10. Write a function between first last value that returns True iff value is between first and last, inclusive.

    Example of usage:

    > between 10 20 15
    True
    
    > between 'X' 'Z' 'Y'
    True
    

    Next, bind isLower to a partial application of between that will test to see if isLower's argument is a lower-case letter. See if you can replace the ... below with code to make the expressions that follow work.

    > let isLower = ...
    > isLower 'm'
    True
    > isLower 'X'
    False
    

    Here are between and isLower:

    let between first last value = value >= first && value <= last
    
    let isLower = between 'a' 'z'
    

    Your first thought with let isLower = ... might have been, "Where's the argument of isLower?" Instead of defining a function

    let isLower letter  = letter >= 'a' && letter <= 'z'
    

    we can just plug a couple of values into between. Compare isLower to between. isLower looks like between with 'a' plugged in for first and 'z' plugged in for last. This a key idea, at the heart of partial application. Let me know if you don't understand it.

    Also, notice how the arguments for between have been arranged to facilitate this partial application. If it were between value first last we couldn't create isLower by making a partial application of between.

    Another problem! (Yes, even the answers have problems!) Define isUpper and isDigit, too.

11. The last example on slide 30 looks like string concatenation but we'll learn that there's more to it than just that.
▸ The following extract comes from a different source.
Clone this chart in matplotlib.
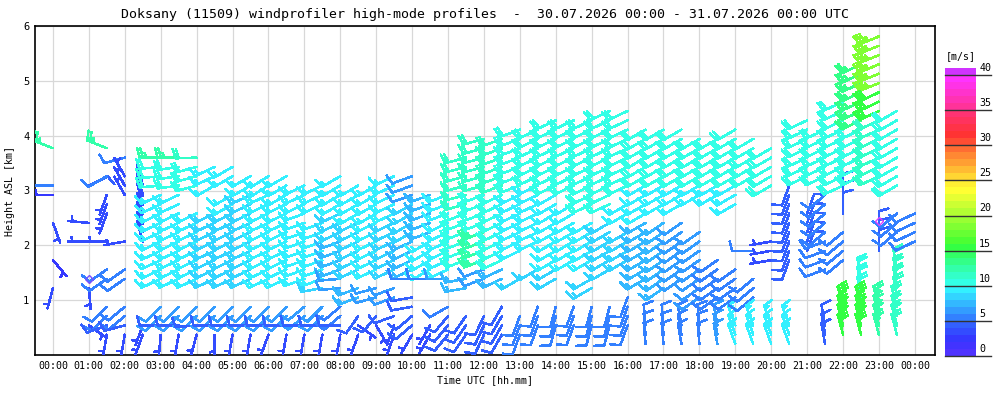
import numpy as np
import matplotlib
matplotlib.use("Agg")
import matplotlib.pyplot as plt
from matplotlib.colors import ListedColormap, BoundaryNorm

# ---------------- CONFIG ----------------
OUT_NAME = "out.png"
MONO = "DejaVu Sans Mono"
TITLE = ("Doksany (11509) windprofiler high-mode profiles  -  "
         "30.07.2026 00:00 - 31.07.2026 00:00 UTC")
# ----------------------------------------

# range gates of the high mode [km]
GATES = [0.20, 0.37, 0.54, 0.71, 0.88, 1.05, 1.22, 1.39, 1.56, 1.73, 1.90,
         2.07, 2.24, 2.41, 2.58, 2.75, 2.92, 3.09, 3.26, 3.43, 3.60, 3.77,
         3.94, 4.11, 4.28, 4.45, 4.62, 4.79, 4.96, 5.13, 5.30, 5.47, 5.64, 5.81]

# profile layers: (h_from, h_to, dir [deg], speed [m/s])
P0000 = [(3.77, 3.77, 292, 12), (3.09, 3.09, 270, 5), (2.92, 2.92, 270, 2),
         (2.41, 2.41, 160, 3), (1.73, 1.73, 140, 2), (1.22, 1.22, 195, 3)]
P0030 = []
P0100 = [(3.09, 3.09, 65, 4), (2.41, 2.41, 275, 3), (2.07, 2.07, 270, 3),
         (1.22, 1.22, 175, 3), (0.54, 0.54, 125, 3)]
P0130 = [(3.77, 3.77, 292, 12), (3.26, 3.26, 240, 5), (2.58, 2.92, 200, 3),
         (2.07, 2.07, 270, 3), (1.39, 1.56, 235, 5), (0.71, 0.88, 225, 5),
         (0.54, 0.54, 250, 4), (0.37, 0.37, 190, 3)]
P0200 = [(3.60, 3.60, 255, 5), (2.92, 3.26, 330, 3), (2.07, 2.07, 260, 3),
         (1.39, 1.56, 235, 5), (0.71, 0.88, 230, 5), (0.54, 0.54, 255, 4),
         (0.37, 0.37, 190, 3)]
P0230 = [(2.07, 3.09, 345, 3), (0.37, 0.54, 200, 3)]
P0300 = [(3.60, 3.60, 270, 12), (3.09, 3.43, 265, 10), (1.39, 2.92, 245, 9),
         (0.71, 0.88, 225, 6), (0.54, 0.54, 270, 4), (0.37, 0.37, 185, 3)]
P0330 = [(3.60, 3.60, 270, 12), (3.09, 3.43, 262, 10), (1.39, 2.92, 245, 9),
         (0.71, 0.88, 225, 6), (0.54, 0.54, 270, 4), (0.37, 0.37, 190, 3)]
P0400 = [(3.60, 3.60, 268, 11), (3.09, 3.43, 255, 10), (1.39, 2.58, 245, 9),
         (0.71, 0.88, 225, 6), (0.54, 0.54, 265, 4), (0.37, 0.37, 195, 3)]
P0430 = [(3.26, 3.43, 245, 9), (3.09, 3.09, 240, 9), (1.39, 2.58, 245, 8),
         (0.71, 0.88, 225, 6), (0.54, 0.54, 270, 4), (0.37, 0.37, 180, 3)]
P0500 = [(3.26, 3.43, 240, 9), (2.75, 2.92, 240, 9), (1.39, 2.58, 245, 8),
         (0.71, 0.88, 225, 6), (0.54, 0.54, 270, 4), (0.37, 0.37, 190, 3)]
P0530 = [(3.09, 3.26, 240, 9), (1.39, 2.92, 245, 8), (0.71, 0.88, 225, 6),
         (0.54, 0.54, 270, 4), (0.37, 0.37, 190, 3)]
P0600 = [(3.09, 3.26, 238, 9), (1.39, 2.92, 245, 9), (0.71, 0.88, 225, 6),
         (0.54, 0.54, 270, 4), (0.37, 0.37, 200, 3)]
P0630 = [(2.92, 3.26, 240, 9), (1.39, 2.75, 245, 9), (0.71, 0.88, 225, 6),
         (0.54, 0.54, 270, 4), (0.37, 0.37, 190, 3)]
P0700 = [(2.75, 3.09, 245, 9), (1.39, 2.58, 250, 9), (0.71, 0.88, 230, 6),
         (0.54, 0.54, 270, 4), (0.37, 0.37, 190, 3)]
P0730 = [(2.75, 3.09, 245, 9), (1.39, 2.41, 250, 9), (1.22, 1.22, 260, 8),
         (0.71, 0.88, 225, 6), (0.54, 0.54, 270, 4), (0.37, 0.37, 190, 3)]
P0800 = [(2.75, 3.26, 240, 9), (2.24, 2.58, 245, 8), (1.56, 2.07, 250, 7),
         (1.22, 1.39, 265, 6), (0.71, 0.88, 230, 5), (0.54, 0.54, 270, 4),
         (0.37, 0.37, 190, 3)]
P0830 = [(2.58, 3.09, 240, 9), (1.56, 2.41, 245, 8), (1.05, 1.22, 250, 7),
         (0.71, 0.71, 215, 4), (0.54, 0.54, 125, 3), (0.37, 0.37, 200, 3)]
P0900 = [(2.58, 3.09, 240, 9), (1.56, 2.41, 245, 9), (1.05, 1.22, 255, 6),
         (0.71, 0.71, 220, 4), (0.54, 0.54, 150, 3)]
P0930 = [(2.58, 3.26, 245, 9), (1.56, 2.41, 245, 8), (1.05, 1.22, 250, 6),
         (0.71, 0.71, 250, 4), (0.37, 0.54, 200, 3)]
P1000 = [(2.92, 3.26, 250, 6), (2.24, 2.75, 240, 8), (1.56, 2.07, 245, 7),
         (1.39, 1.39, 270, 5), (0.88, 1.05, 260, 4), (0.54, 0.71, 230, 4),
         (0.37, 0.37, 210, 3)]
P1030 = [(2.24, 2.92, 250, 7), (1.56, 2.07, 240, 9), (1.39, 1.39, 270, 5),
         (0.37, 0.54, 210, 3)]
P1100 = [(2.58, 2.92, 250, 9), (1.56, 2.41, 245, 9), (1.39, 1.39, 270, 6),
         (0.88, 0.88, 240, 5), (0.37, 0.71, 220, 4)]
P1130 = [(2.75, 3.60, 255, 11), (1.73, 2.58, 250, 10), (1.22, 1.39, 260, 7),
         (0.37, 0.71, 215, 4)]
P1200 = [(3.09, 3.94, 255, 11), (2.41, 2.92, 250, 10), (1.73, 2.24, 250, 12),
         (1.39, 1.56, 250, 6), (0.37, 0.71, 205, 4)]
P1230 = [(3.09, 3.94, 250, 11), (1.73, 2.92, 245, 10), (1.39, 1.56, 245, 7),
         (0.37, 0.88, 210, 4)]
P1300 = [(3.09, 4.11, 250, 10), (1.90, 2.92, 245, 9), (1.39, 1.39, 240, 8),
         (0.37, 0.71, 200, 5)]
P1330 = [(3.26, 4.11, 245, 10), (2.07, 3.09, 245, 9), (1.56, 1.56, 240, 8),
         (0.54, 0.88, 200, 5)]
P1400 = [(3.09, 4.28, 245, 10), (1.73, 2.92, 240, 9), (1.39, 1.56, 240, 8),
         (0.54, 0.88, 195, 5)]
P1430 = [(3.09, 4.28, 245, 10), (1.73, 2.75, 240, 9), (0.54, 0.88, 200, 5)]
P1500 = [(2.75, 4.28, 245, 10), (1.73, 2.41, 240, 9), (1.22, 1.39, 240, 8),
         (0.54, 0.88, 195, 5)]
P1530 = [(2.75, 4.45, 245, 10), (1.56, 2.41, 240, 8), (0.54, 0.88, 195, 5)]
P1600 = [(3.09, 4.45, 245, 10), (2.58, 2.75, 240, 9), (1.73, 2.24, 240, 8),
         (0.54, 1.05, 200, 5)]
P1630 = [(3.26, 4.11, 240, 10), (2.58, 3.09, 240, 9), (1.39, 2.41, 240, 7),
         (0.20, 0.54, 355, 5)]
P1700 = [(3.26, 4.11, 240, 10), (2.75, 3.09, 240, 9), (1.22, 2.41, 235, 7),
         (0.20, 0.54, 355, 5)]
P1730 = [(3.26, 4.11, 240, 10), (2.75, 3.09, 240, 9), (1.39, 2.41, 235, 6),
         (0.20, 0.54, 350, 5)]
P1800 = [(3.26, 3.94, 240, 10), (2.92, 3.09, 240, 9), (1.05, 2.24, 235, 6),
         (0.20, 0.54, 355, 5)]
P1830 = [(3.26, 3.94, 240, 10), (2.92, 3.09, 240, 9), (1.05, 1.73, 235, 5),
         (0.20, 0.54, 350, 6)]
P1900 = [(3.26, 4.11, 240, 10), (2.75, 3.09, 240, 9), (1.05, 1.56, 235, 5),
         (0.20, 0.54, 340, 9)]
P1930 = [(3.26, 3.94, 240, 10), (1.90, 1.90, 270, 5), (1.05, 1.39, 230, 5),
         (0.20, 0.54, 340, 9)]
P2000 = [(3.09, 3.77, 240, 10), (1.73, 2.07, 260, 3), (0.20, 0.54, 340, 9)]
P2030 = [(1.73, 3.09, 200, 4), (0.20, 0.54, 340, 9)]
P2100 = [(3.26, 4.28, 245, 10), (1.90, 2.58, 20, 4)]
P2130 = [(3.26, 4.11, 245, 10), (2.24, 2.92, 230, 5), (1.56, 2.07, 250, 5),
         (0.20, 0.54, 350, 4)]
P2200 = [(3.09, 4.62, 245, 10), (2.58, 3.26, 0, 4), (1.73, 2.24, 230, 5),
         (0.37, 0.88, 345, 15)]
P2230 = [(4.28, 5.30, 245, 13), (3.26, 4.11, 245, 10), (1.05, 1.39, 350, 10),
         (0.37, 0.88, 345, 15)]
P2300 = [(4.96, 5.81, 248, 18), (4.45, 4.79, 245, 15), (3.26, 4.28, 245, 11),
         (1.90, 2.24, 0, 4), (0.37, 0.88, 345, 12)]
P2330 = [(3.09, 4.45, 240, 10), (2.24, 2.58, 230, 5), (1.05, 1.56, 350, 11),
         (0.37, 0.88, 345, 11)]
P2400 = [(2.07, 2.58, 245, 5)]

PROFILE_TIMES = [0.0, 0.5, 1.0, 1.5, 2.0, 2.5, 3.0, 3.5, 4.0, 4.5, 5.0, 5.5,
                 6.0, 6.5, 7.0, 7.5, 8.0, 8.5, 9.0, 9.5, 10.0, 10.5, 11.0,
                 11.5, 12.0, 12.5, 13.0, 13.5, 14.0, 14.5, 15.0, 15.5, 16.0,
                 16.5, 17.0, 17.5, 18.0, 18.5, 19.0, 19.5, 20.0, 20.5, 21.0,
                 21.5, 22.0, 22.5, 23.0, 23.5, 24.0]
PROFILES = [P0000, P0030, P0100, P0130, P0200, P0230, P0300, P0330, P0400,
            P0430, P0500, P0530, P0600, P0630, P0700, P0730, P0800, P0830,
            P0900, P0930, P1000, P1030, P1100, P1130, P1200, P1230, P1300,
            P1330, P1400, P1430, P1500, P1530, P1600, P1630, P1700, P1730,
            P1800, P1830, P1900, P1930, P2000, P2030, P2100, P2130, P2200,
            P2230, P2300, P2330, P2400]

# calm (variable) gates
CALM_T = [1.0, 23.0]
CALM_H = [1.38, 2.45]
CALM_COLORS = ["#7a4dff", "#e040ff"]

# speed colour scale [m/s], one colour per 1 m/s band
CB_LEVELS = list(range(0, 42))
CB_COLORS = ["#4f33ff", "#4233ff", "#3538ff", "#334cff", "#3360ff",
             "#3380ff", "#339cff", "#33b8ff", "#33d4ff", "#33f0ff",
             "#33ffe6", "#33ffc8", "#33ffaa", "#33ff88", "#33ff66",
             "#33ff44", "#4cff33", "#66ff33", "#80ff33", "#99ff33",
             "#b3ff33", "#ccff33", "#e6ff33", "#ffff33", "#fff033",
             "#ffd633", "#ffbb33", "#ff9f33", "#ff8833", "#ff6d33",
             "#ff4d33", "#ff3333", "#ff3348", "#ff335e", "#ff3373",
             "#ff3399", "#ff33b3", "#ff33cc", "#ff33e6", "#ff33ff",
             "#d033ff"]
CB_TICKS = [0, 5, 10, 15, 20, 25, 30, 35, 40]

X_TICKS = list(range(0, 25))
X_LABELS = ["%02d:00" % (h % 24) for h in X_TICKS]
Y_TICKS = [1, 2, 3, 4, 5, 6]


def expand_profiles():
    t, h, d, s = [], [], [], []
    half = 0.085
    for tt, layers in zip(PROFILE_TIMES, PROFILES):
        used = set()
        for lo, hi, dd, ss in layers:
            for g in GATES:
                if lo - half <= g <= hi + half and g not in used:
                    used.add(g)
                    t.append(tt)
                    h.append(g)
                    d.append(dd)
                    s.append(ss)
    return np.array(t), np.array(h), np.array(d, float), np.array(s, float)


def main():
    cmap = ListedColormap(CB_COLORS)
    norm = BoundaryNorm(CB_LEVELS, cmap.N)

    fig = plt.figure(figsize=(10, 4), dpi=100)
    ax = fig.add_axes([0.035, 0.1125, 0.90, 0.8225])

    t, h, d, s = expand_profiles()
    kt = s * 1.94384
    rad = np.deg2rad(d)
    u = -kt * np.sin(rad)
    v = -kt * np.cos(rad)

    # barb staff is about length**2/2 points long
    ax.barbs(t, h, u, v, s, cmap=cmap, norm=norm, length=5.5,
             linewidth=1.1, antialiased=False,
             sizes=dict(spacing=0.15, height=0.45, width=0.25),
             zorder=3)
    for ct, ch, cc in zip(CALM_T, CALM_H, CALM_COLORS):
        ax.plot(ct, ch, marker="D", ms=4, mfc="none", mec=cc, mew=1.0,
                zorder=4)

    ax.set_xlim(-0.5, 24.56)
    ax.set_ylim(0, 6)
    ax.set_xticks(X_TICKS)
    ax.set_xticklabels(X_LABELS, family=MONO, fontsize=7.2)
    ax.set_yticks(Y_TICKS)
    ax.set_yticklabels([str(y) for y in Y_TICKS], family=MONO, fontsize=7.5)
    ax.tick_params(length=0, pad=4)
    ax.grid(True, color="#d8d8d8", linewidth=0.9, zorder=0)
    ax.set_axisbelow(True)
    for sp in ax.spines.values():
        sp.set_linewidth(1.2)

    ax.set_title(TITLE, family=MONO, fontsize=9.5, pad=6)
    ax.set_xlabel("Time UTC [hh.mm]", family=MONO, fontsize=7.2, labelpad=3)
    ax.set_ylabel("Height ASL [km]", family=MONO, fontsize=7.2, labelpad=6)

    # colour bar
    cax = fig.add_axes([0.945, 0.11, 0.031, 0.72])
    bottoms = np.array(CB_LEVELS[:-1])
    cax.bar(0.5, np.ones(len(bottoms)), bottom=bottoms, width=1.0,
            color=CB_COLORS, linewidth=0)
    cax.set_xlim(0, 1)
    cax.set_ylim(0, 41)
    cax.axis("off")
    for tv in CB_TICKS:
        cax.plot([0, 1.48], [tv, tv], color="#333333", lw=1.0,
                 clip_on=False)
        cax.text(1.1, tv + 0.3, str(tv), family=MONO, fontsize=7.2,
                 ha="left", va="bottom")
    cax.text(0.5, 42.0, "[m/s]", family=MONO, fontsize=7.2,
             ha="center", va="bottom")

    fig.savefig(OUT_NAME, dpi=100)
    plt.close(fig)


if __name__ == "__main__":
    main()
In the meantime, use ++ to create a function wrap that behaves like this:

    > wrap "(" ")" "abc"
    "(abc)"
    
    > let parens = wrap "(" ")"
    
    > let brackets = wrap "<" ">"
    
    > parens (brackets (parens "123"))
    "(<(123)>)"
    

    If you succeed, use :t to check the type of wrap, parens, and brackets.

    let wrap before after text = before ++ text ++ after
    

    Note that parens and brackets are partial applications, with matching parentheses and brackets, respectively, plugged-in ("wired-in").

12. Think up a good real-world analogy for partial application.

13. If you know JavaScript, create a JavaScript version of add from slide 85. The expression add(3)(4) should produce 7.

    function add(x) {
        return function (y) { return x + y }
        }
    

14. Look through some old code you've written—Java or whatever—and see if you can find some cases where the ability to use a partial application might have saved some repetition. If you know C, think about fprintf.

15. Many UNIX shells have a command aliasing mechanism. A common bash alias is this:

    alias ll="ls -l"
    

    How are aliases like partial applications? How do they differ?